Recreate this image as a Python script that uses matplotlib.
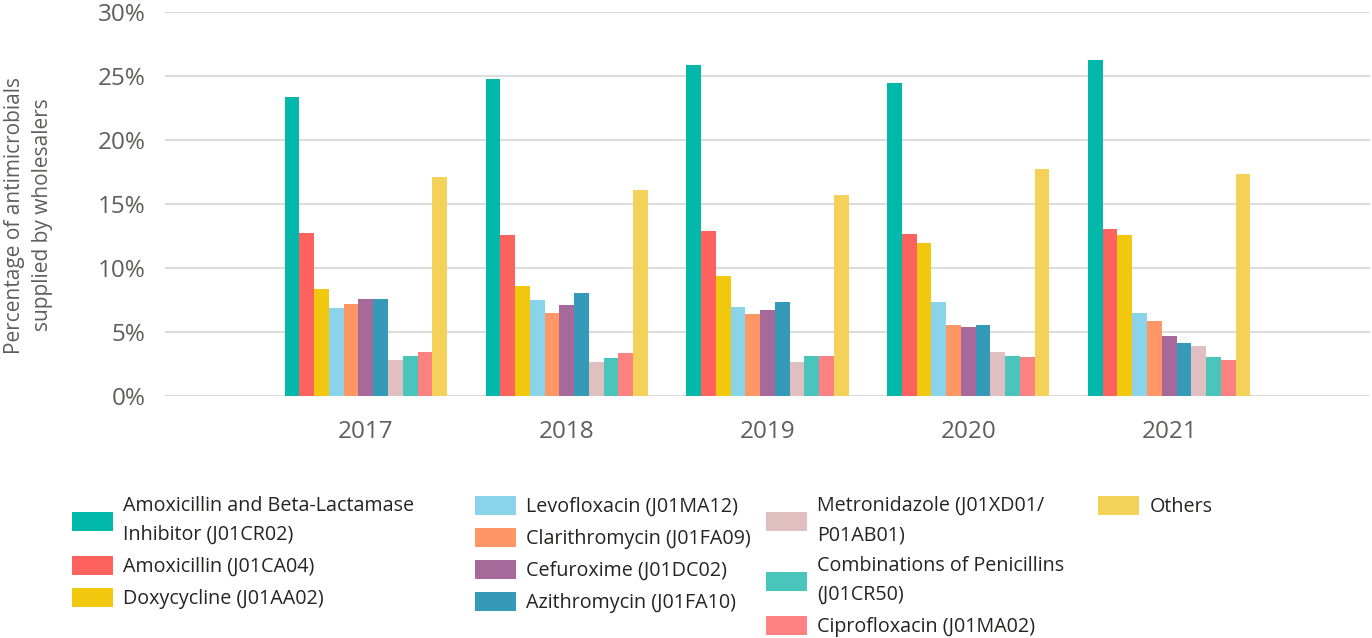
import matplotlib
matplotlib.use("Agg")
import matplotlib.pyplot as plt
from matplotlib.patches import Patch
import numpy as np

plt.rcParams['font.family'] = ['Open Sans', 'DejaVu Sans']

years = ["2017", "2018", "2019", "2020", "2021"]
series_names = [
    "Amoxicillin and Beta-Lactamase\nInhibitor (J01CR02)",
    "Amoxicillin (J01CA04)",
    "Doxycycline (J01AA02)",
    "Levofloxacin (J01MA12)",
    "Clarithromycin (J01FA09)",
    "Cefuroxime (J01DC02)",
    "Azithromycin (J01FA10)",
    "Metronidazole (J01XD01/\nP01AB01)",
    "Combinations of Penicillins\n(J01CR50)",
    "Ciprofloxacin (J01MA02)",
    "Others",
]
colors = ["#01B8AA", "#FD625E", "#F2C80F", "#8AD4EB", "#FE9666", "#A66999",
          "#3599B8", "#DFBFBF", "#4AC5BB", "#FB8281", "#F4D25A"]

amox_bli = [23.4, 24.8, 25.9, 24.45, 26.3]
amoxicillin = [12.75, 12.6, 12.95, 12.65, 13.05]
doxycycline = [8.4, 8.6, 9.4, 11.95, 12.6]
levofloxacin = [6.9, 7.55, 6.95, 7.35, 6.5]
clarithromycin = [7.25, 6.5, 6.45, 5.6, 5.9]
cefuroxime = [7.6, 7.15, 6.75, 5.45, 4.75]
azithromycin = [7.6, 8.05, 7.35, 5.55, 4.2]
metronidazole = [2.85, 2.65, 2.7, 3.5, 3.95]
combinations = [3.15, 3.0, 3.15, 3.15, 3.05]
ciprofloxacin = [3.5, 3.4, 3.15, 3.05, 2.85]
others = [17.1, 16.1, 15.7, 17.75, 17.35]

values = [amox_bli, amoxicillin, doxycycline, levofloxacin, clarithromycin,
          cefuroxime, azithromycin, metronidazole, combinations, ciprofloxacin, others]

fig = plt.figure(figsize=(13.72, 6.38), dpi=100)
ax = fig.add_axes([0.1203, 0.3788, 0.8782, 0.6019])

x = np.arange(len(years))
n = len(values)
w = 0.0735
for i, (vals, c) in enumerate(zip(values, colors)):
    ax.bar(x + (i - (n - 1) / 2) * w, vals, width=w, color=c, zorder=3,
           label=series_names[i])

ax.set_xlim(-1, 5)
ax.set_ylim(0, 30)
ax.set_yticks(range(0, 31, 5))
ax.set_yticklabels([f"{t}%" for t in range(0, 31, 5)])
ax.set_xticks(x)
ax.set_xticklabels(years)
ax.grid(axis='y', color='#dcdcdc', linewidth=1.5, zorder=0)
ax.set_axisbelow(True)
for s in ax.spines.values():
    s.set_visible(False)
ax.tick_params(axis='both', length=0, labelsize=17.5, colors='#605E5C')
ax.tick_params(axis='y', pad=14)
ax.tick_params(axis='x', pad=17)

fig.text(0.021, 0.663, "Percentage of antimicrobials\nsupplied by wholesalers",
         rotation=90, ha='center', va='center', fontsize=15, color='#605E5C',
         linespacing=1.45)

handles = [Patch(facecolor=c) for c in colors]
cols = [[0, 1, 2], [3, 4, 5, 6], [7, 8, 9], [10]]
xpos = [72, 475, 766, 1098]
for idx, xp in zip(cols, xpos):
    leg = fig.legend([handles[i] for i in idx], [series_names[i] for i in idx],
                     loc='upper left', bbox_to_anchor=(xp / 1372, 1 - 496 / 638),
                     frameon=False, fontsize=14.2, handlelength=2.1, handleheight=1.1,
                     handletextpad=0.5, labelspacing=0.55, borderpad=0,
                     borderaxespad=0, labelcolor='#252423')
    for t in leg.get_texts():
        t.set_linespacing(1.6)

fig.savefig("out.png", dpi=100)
————
Exercise aim →
Give again, word for word, every line from the top of the data through the line with "plt.rcParams['font.family'] = ['Open", both ends included, and exclude the pictures.

Result of the task →
Recreate this image as a Python script that uses matplotlib.
import matplotlib
matplotlib.use("Agg")
import matplotlib.pyplot as plt
from matplotlib.patches import Patch
import numpy as np

plt.rcParams['font.family'] = ['Open Sans', 'DejaVu Sans']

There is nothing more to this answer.